The photographers were out in legion numbers, some of them purrforming illegal operations to get their shots (climbing up Crew Only stairs and such). But quite a few of the crew came up onto their exclusive top deck to see it; I was impressed that these presumably somewhat travel-hardened workers were still obviously enjoying the experience. After we got cold on the open stern deck (in spite of the very good ‘Troll Soup’ - they boil up nicely with cream and carrots I assure you) we moved to the front internal observation deck. Views from there are now somewhat obscured by salt on the outside of the windows, so no good for photography, but the effects of the light on the water were lovely - pale yellows and greys, on smooth reaches and gentle ripples. The boat doesn’t leave a huge gushing wake, I don’t know why. Perhaps it’s the stabilisers. We didn’t try the “Troll Wine”, but it looked toxic in large shot glasses. M heard someone say “it’s got rum in it” so perhaps it’s just warm ship’s grog? Who knows.

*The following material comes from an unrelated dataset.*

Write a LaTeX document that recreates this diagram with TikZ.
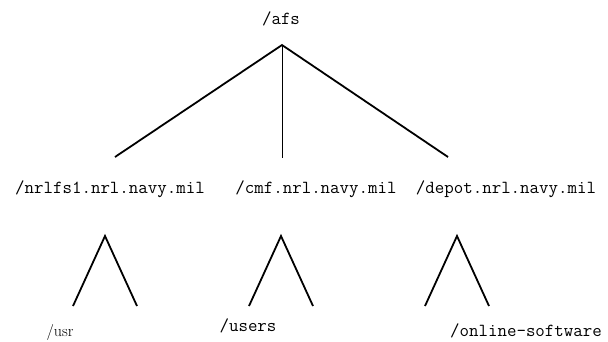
\documentclass[tikz,border=0pt]{standalone}
\usepackage{fontspec}

\tikzset{
  dirname/.style  = {font=\ttfamily\fontsize{18.4}{22}\selectfont, inner sep=0pt},
  smalldir/.style = {dirname, font=\rmfamily\fontsize{16}{19}\selectfont},
  branch/.style   = {line width=1.8pt},
  mount/.style    = {line width=0.8pt}
}

\begin{document}
\begin{tikzpicture}[x=1pt, y=-1pt]
\useasboundingbox (0,0) rectangle (608,341);

% root of the tree
\node[dirname] (afs) at (281,19) {/afs};
\coordinate (top) at (282,45);

% cells
\node[dirname] (nrlfs) at (110,189) {/nrlfs1.nrl.navy.mil};
\node[dirname] (cmf)   at (316,189) {/cmf.nrl.navy.mil};
\node[dirname] (depot) at (506,189) {/depot.nrl.navy.mil};

\coordinate (nrlfsTop) at (115,157);
\coordinate (cmfTop)   at (282,158);
\coordinate (depotTop) at (448,157);

\draw[branch] (nrlfsTop) -- (top) -- (depotTop);
\draw[mount]  (top) -- (cmfTop);

% subtrees under each cell
\foreach \name/\x in {usrTree/105, usersTree/281, softTree/457} {
  \coordinate (\name) at (\x,236);
  \draw[branch] ([xshift=-32pt, yshift=-70pt]\name) -- (\name)
                -- ([xshift=32pt, yshift=-70pt]\name);
}

\node[smalldir] (usr)   at (60,332)  {/usr};
\node[dirname]  (users) at (248,326) {/users};
\node[dirname]  (soft)  at (526,331) {/online-software};
\end{tikzpicture}
\end{document}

An experience. Brought to you by its very own magical self, without interference or embellishment of any kind by me.
Now I am waiting for our washing to finish drying so I can start tomorrow which is now today, knowing I have a full complement of socks. I’d like to stay up for hours, watching the fiord as we sail through it - this is one of the more narrow straits we navigate - but one could easily go mad trying to see everything. Even the people we’ve met who are taking this trip as a return adventure don’t expect to spend every minute catching a view of something they didn’t see going the other way, it’s just not possible to keep the concentration that high for so long. Because, dear readers, this really is a voyage of views that are continuously amazing, fantastic; wild and remote and lonely. Beautiful and dangerous, that toxic, compelling combination.
I think I’ll need a bit of my own TrollWein (gin on the rocks) to send me Solveig’s Song to lull me to sleep tonight. Me, here, seeing this? Just as hard to take in as every other marvel. I met a cat today who allowed me to pat him and pull his attractively white-circled racoon-ish tail. Now THAT’S real.